Will the Vise Tighten on Pay-for-Delay Agreements?
The Federal Trade Commission opposes them. Lawmakers have tried and failed to abolish them. Soon, the US Supreme Court may rule on their legality. The future of pay-for-delay agreements, which pharmaceutical companies use to postpone the introduction of generic drugs to the market, could hang in the balance.
Bayer is accused of paying competitors such as Barr Laboratories and Watson Pharmaceuticals in the 1990s not to market generic versions of Cipro, an antibiotic, for six years. The agreement allegedly saved Bayer $1 billion in Cipro sales. Recently, a group including large drug wholesalers, pharmacies, unions, and healthcare plans filed an antitrust lawsuit against Bayer and the companies with which it entered this pay-for-delay agreement. These groups, some of which are public entities, purchased Cipro directly and could have saved money if they had been able to buy generic versions of the drug at a lower price.
California Attorney General Kamala D. Harris and 31 other attorneys general signed an amicus brief in support of the plaintiffs, urging the Supreme Court to review pay-for-delay agreements. The brief argues that the deals violate the Hatch–Waxman Act because they discourage the speedy entry of generic competition. The attorneys general also claim that holding a patent on a drug does not grant a company the right to collude with competitors or to pay them not to compete.
A “surge” of these agreements is undermining generic competition and forcing states and consumers to “pay monopolistic prices for branded drugs,” says the brief. Studies by the FTC suggest that the deals cost consumers anywhere between $3.5 and $14 billion each year, the attorneys general argue.
In the absence of robust pipelines bursting with new blockbusters, it’s easy to understand why an innovator company would want to forestall competition (and preserve profits) for as long as possible. But I think that a company that cherishes the free market cannot enter into such agreements in good faith.
We’ve been hearing that the blockbuster model will soon be a thing of the past. Companies such as sanofi-aventis are trying to think ahead by focusing on emerging markets, smaller patient groups, and, yes, even generic drugs. This kind of plan might well sustain drug companies in the absence of blockbusters and, if it works well enough, could help fund the discovery and development of needed new therapies.
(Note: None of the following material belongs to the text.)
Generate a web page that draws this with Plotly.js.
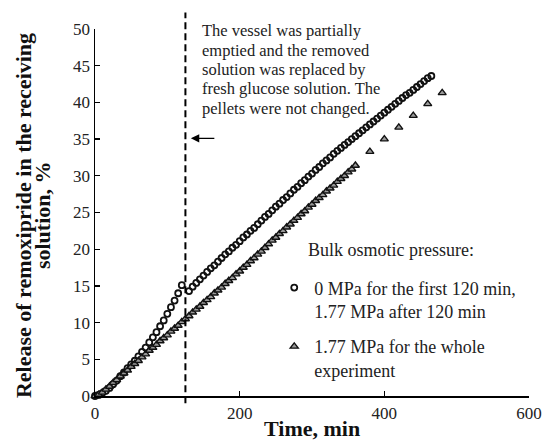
<!DOCTYPE html>
<html>
<head>
<meta charset="utf-8">
<script src="https://cdn.plot.ly/plotly-3.0.1.min.js"></script>
<style>
  html, body { margin: 0; padding: 0; background: #fff; }
  #chart { width: 543px; height: 444px; }
</style>
</head>
<body>
<div id="chart"></div>
<script>
// Release of remoxipride (%) vs time (min)

// 0 MPa for the first 120 min, then 1.77 MPa (vessel partially emptied at 125 min)
const timeA1 = [0, 5, 10, 15, 20, 25, 30, 35, 40, 45, 50, 55, 60, 65, 70, 75, 80, 85, 90, 95, 100, 105, 110, 115, 120];
const releaseA1 = [0, 0.15, 0.4, 0.7, 1.1, 1.6, 2.1, 2.7, 3.2, 3.8, 4.3, 4.8, 5.4, 6.0, 6.6, 7.3, 8.0, 8.7, 9.5, 10.3, 11.2, 12.1, 13.0, 14.0, 15.1];
const timeA2 = [130, 135, 140, 145, 150, 155, 160, 165, 170, 175, 180, 185, 190, 195, 200, 205, 210, 215, 220, 225,
  230, 235, 240, 245, 250, 255, 260, 265, 270, 275, 280, 285, 290, 295, 300, 305, 310, 315, 320, 325,
  330, 335, 340, 345, 350, 355, 360, 365, 370, 375, 380, 385, 390, 395, 400, 405, 410, 415, 420, 425,
  430, 435, 440, 445, 450, 455, 460, 465];
const releaseA2 = [14.3, 14.9, 15.4, 15.9, 16.4, 16.9, 17.4, 17.8, 18.3, 18.8, 19.3, 19.7, 20.2, 20.6, 21.1, 21.6, 22.0, 22.5, 22.9, 23.4,
  23.9, 24.4, 24.8, 25.3, 25.8, 26.2, 26.7, 27.1, 27.6, 28.1, 28.5, 29.0, 29.4, 29.9, 30.3, 30.8, 31.2, 31.7, 32.1, 32.5,
  33.0, 33.4, 33.8, 34.2, 34.6, 35.0, 35.4, 35.8, 36.2, 36.6, 37.0, 37.4, 37.8, 38.2, 38.6, 39.0, 39.4, 39.8, 40.2, 40.6,
  41.0, 41.3, 41.7, 42.1, 42.5, 42.9, 43.3, 43.6];

// 1.77 MPa for the whole experiment
const timeB = [0, 5, 10, 15, 20, 25, 30, 35, 40, 45, 50, 55, 60, 65, 70, 75, 80, 85, 90, 95,
  100, 105, 110, 115, 120, 125, 130, 135, 140, 145, 150, 155, 160, 165, 170, 175, 180, 185, 190, 195,
  200, 205, 210, 215, 220, 225, 230, 235, 240, 245, 250, 255, 260, 265, 270, 275, 280, 285, 290, 295,
  300, 305, 310, 315, 320, 325, 330, 335, 340, 345, 350, 355, 360,
  380, 400, 420, 440, 460, 480];
const releaseB = [0, 0.2, 0.5, 0.9, 1.3, 1.8, 2.2, 2.7, 3.1, 3.5, 4.0, 4.4, 4.8, 5.3, 5.7, 6.2, 6.6, 7.0, 7.5, 7.9,
  8.3, 8.8, 9.2, 9.6, 10.1, 10.5, 10.9, 11.4, 11.8, 12.2, 12.7, 13.1, 13.5, 14.0, 14.4, 14.8, 15.3, 15.7, 16.1, 16.6,
  17.0, 17.5, 17.9, 18.4, 18.8, 19.3, 19.7, 20.2, 20.7, 21.2, 21.6, 22.1, 22.5, 23.0, 23.4, 23.9, 24.3, 24.8, 25.2, 25.7,
  26.1, 26.6, 27.0, 27.4, 27.9, 28.3, 28.7, 29.2, 29.6, 30.0, 30.5, 30.9, 31.4,
  33.3, 35.0, 36.6, 38.2, 39.8, 41.3];

const xTicks = [0, 200, 400, 600];
const yTicks = [0, 5, 10, 15, 20, 25, 30, 35, 40, 45, 50];
const changeTime = 125;

const labelA = '0 MPa for the first 120 min,<br>1.77 MPa after 120 min';
const labelB = '1.77 MPa for the whole<br>experiment';
const legendHeading = 'Bulk osmotic pressure:';
const noteLines = [
  'The vessel was partially',
  'emptied and the removed',
  'solution was replaced by',
  'fresh glucose solution. The',
  'pellets were not changed.'
];
const yTitleLines = ['Release of remoxipride in the receiving', 'solution, %'];
const xTitle = 'Time, min';

const serif = '"Liberation Serif", "Times New Roman", serif';

const circleMarker = { symbol: 'circle-open', size: 6, color: '#111', line: { width: 1.8, color: '#111' } };
const triangleMarker = { symbol: 'triangle-up', size: 7, color: '#999', line: { width: 1.4, color: '#111' } };

const traces = [
  { x: timeA1, y: releaseA1, mode: 'markers', type: 'scatter', name: labelA,
    legendgroup: 'a', marker: circleMarker, cliponaxis: false },
  { x: timeA2, y: releaseA2, mode: 'markers', type: 'scatter', name: labelA,
    legendgroup: 'a', showlegend: false, marker: circleMarker, cliponaxis: false },
  { x: timeB, y: releaseB, mode: 'markers', type: 'scatter', name: labelB,
    legendgroup: 'b', marker: triangleMarker, cliponaxis: false }
];

const axisCommon = {
  showgrid: false, zeroline: false, showline: true, linecolor: '#000', linewidth: 1.5,
  ticks: 'inside', ticklen: 5, tickwidth: 1.3, tickcolor: '#000',
  tickfont: { family: serif, size: 17, color: '#222' }
};

// the note beside the dashed line, one line per annotation for tight line spacing
const noteTop = 30.7, noteStep = 19.4, plotTop = 29, plotH = 367;
const noteAnnotations = noteLines.map((line, i) => ({
  xref: 'x', yref: 'paper', x: 145.5,
  y: 1 - (noteTop + i * noteStep - plotTop) / plotH,
  xanchor: 'left', yanchor: 'middle', align: 'left', showarrow: false,
  text: line, font: { family: serif, size: 16.5, color: '#222' }
}));

// two-line rotated y title
const yTitleX = [-0.1659, -0.1221];
const yTitleAnnotations = yTitleLines.map((line, i) => ({
  xref: 'paper', yref: 'paper', x: yTitleX[i], y: 0.493,
  xanchor: 'center', yanchor: 'middle', textangle: -90, showarrow: false,
  text: '<b>' + line + '</b>', font: { family: serif, size: 22, color: '#111' }
}));

const layout = {
  width: 543, height: 444,
  margin: { l: 95, r: 14, t: 29, b: 48 },
  paper_bgcolor: '#fff', plot_bgcolor: '#fff',
  font: { family: serif, color: '#111' },
  xaxis: Object.assign({}, axisCommon, {
    range: [0, 600], tickvals: xTicks, ticklabelstandoff: 1
  }),
  yaxis: Object.assign({}, axisCommon, {
    range: [0, 50], tickvals: yTicks
  }),
  showlegend: true,
  legend: {
    x: 0.413, xanchor: 'left', y: 0.345, yanchor: 'top',
    bgcolor: 'rgba(0,0,0,0)', borderwidth: 0,
    font: { family: serif, size: 18, color: '#222' },
    valign: 'top', tracegroupgap: 9, itemwidth: 30
  },
  shapes: [
    { type: 'line', xref: 'x', yref: 'paper', x0: changeTime, x1: changeTime, y0: -0.02, y1: 1.045,
      line: { color: '#000', width: 2, dash: '7px,4px' } }
  ],
  annotations: noteAnnotations.concat(yTitleAnnotations, [
    { xref: 'paper', yref: 'paper', x: 0.5, y: -0.0872, xanchor: 'center', yanchor: 'middle',
      showarrow: false, text: '<b>' + xTitle + '</b>', font: { family: serif, size: 22, color: '#111' } },
    { xref: 'x', yref: 'y', x: 132.5, y: 35.1, ax: 25, ay: 0, text: '', showarrow: true,
      arrowhead: 2, arrowsize: 1.2, arrowwidth: 1.4, arrowcolor: '#000' },
    { xref: 'paper', yref: 'paper', x: 0.487, y: 0.398, xanchor: 'left', yanchor: 'middle',
      showarrow: false, text: legendHeading, font: { family: serif, size: 18, color: '#222' } }
  ])
};

Plotly.newPlot('chart', traces, layout, { displayModeBar: false, staticPlot: true });
</script>
</body>
</html>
If the Supreme Court eventually invalidates pay-for-delay agreements, the pharmaceutical industry should not mourn them. Alternative strategies are already pointing out possible paths to prosperity. I think the industry would be wise to follow sanofi’s example and not to fear competition.
Interesting thought process for Sanofi.
Barr and Watson may be selling the drug but the active pharmaceutical ingredient was being manufactured by others in India. Another secret.
Many drug companies do want the dealings with generics to come out. In the last 24 hours the following appeared.
“Pfizer Inc., Merck & Co. and 35 other pharmaceutical companies have asked a federal judge to block the release of confidential documents detailing drug-patent litigation settlements, which Cephalon Inc. has requested as part of an antitrust dispute with the government.”
http://online.wsj.com/article/SB10001424052748704881304576094192652807246.html?KEYWORDS=cephalon
Actually there is an alternate strategy but that will impact the current business model. That can make things challenging for many involved on both sides of the fence. Life will go on.
Every company (not only pharma) fears competition.
The question is, what to do about it.
From a business viewpoint, “only inaction is a crime”, to quote a well known entrepreneur.